Ich übe mich daher in Freundlichkeit: Treffe ich Einzelne, grüße ich. Bei Gruppen sage ich der ersten in der Schlange Hallo und dem letzten, denen dazwischen nicke ich nur zu. Auf schmalen Pfaden bleibe ich stehen und lasse Ältere, Ungeübte, Erschöpfte vorbei. Läßt jemand mich vorbei, bedanke ich mich. Zwei, drei Mal habe ich Hilfe angeboten, als mir das nötig schien.
Anders als die Angewohnheit, draußen keine Spuren zu hinterlassen, ist das eine Entscheidung gegen meinen eigenen Impuls, mich wortlos in die Büsche zu schlagen. Mein Verstand sagt mir: es geht nur freundlich mit den Menschen, und draußen zu Fuß unterwegs sind wir doch alle gleich.
(Radfahrer übrigens grüßen nie; die Ausnahme zu dieser Regel muß mir noch begegnen.)
Und wenn ich heute auch nur über ein weiteres Blog mit Abnehm-, Mode- oder Schminktips stolpere, dann wird mir schlecht.
Als hätte die Welt keine drängenderen Probleme.
Es ist zwei Jahre her, da fragte mich das Kind, gerade fünf geworden, ob ich reich sei, und ich sagte sofort und voller Überzeugung: ja!

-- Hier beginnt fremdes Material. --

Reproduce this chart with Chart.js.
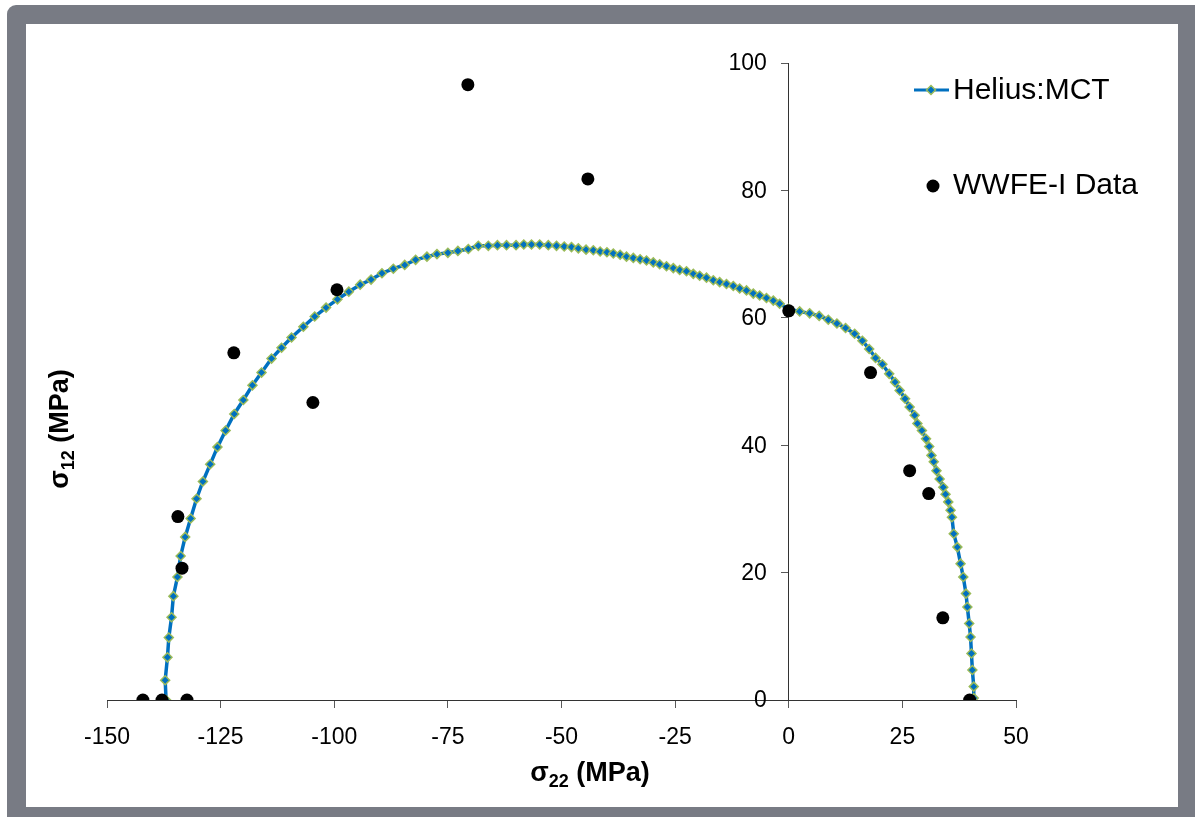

Das Kind machte große Augen und wollte wissen: Dann hast du ganz, ganz viel Geld? Da mußte ich dann doch lachen, halb über die Frage, halb über mich, und erklärte uns beiden: Ich habe jeden Tag zu essen, ich habe ein schönes Zuhause, so viele Geschichten, wie ich lesen will, ich kann hin, wo ich möchte, und alle meine Lieben sind in der Nähe. Das haben nur ganz wenige Menschen auf der Welt. Also bin ich reich.
Das Kind dachte kurz nach und sagte dann zufrieden, an seine Mutter gewandt: Ach, dann sind wir ja auch reich!
Mit sechs wollte das Kind wissen, woher das komme, daß man neidisch ist. Wir kamen zu keinem Ergebnis; aber das ist bekanntlich auch ein Ergebnis.
(Es ist dasselbe Kind, das mich vor kurzem mit der Frage überraschte: Man darf doch keinen zwingen, etwas zu glauben, nicht?)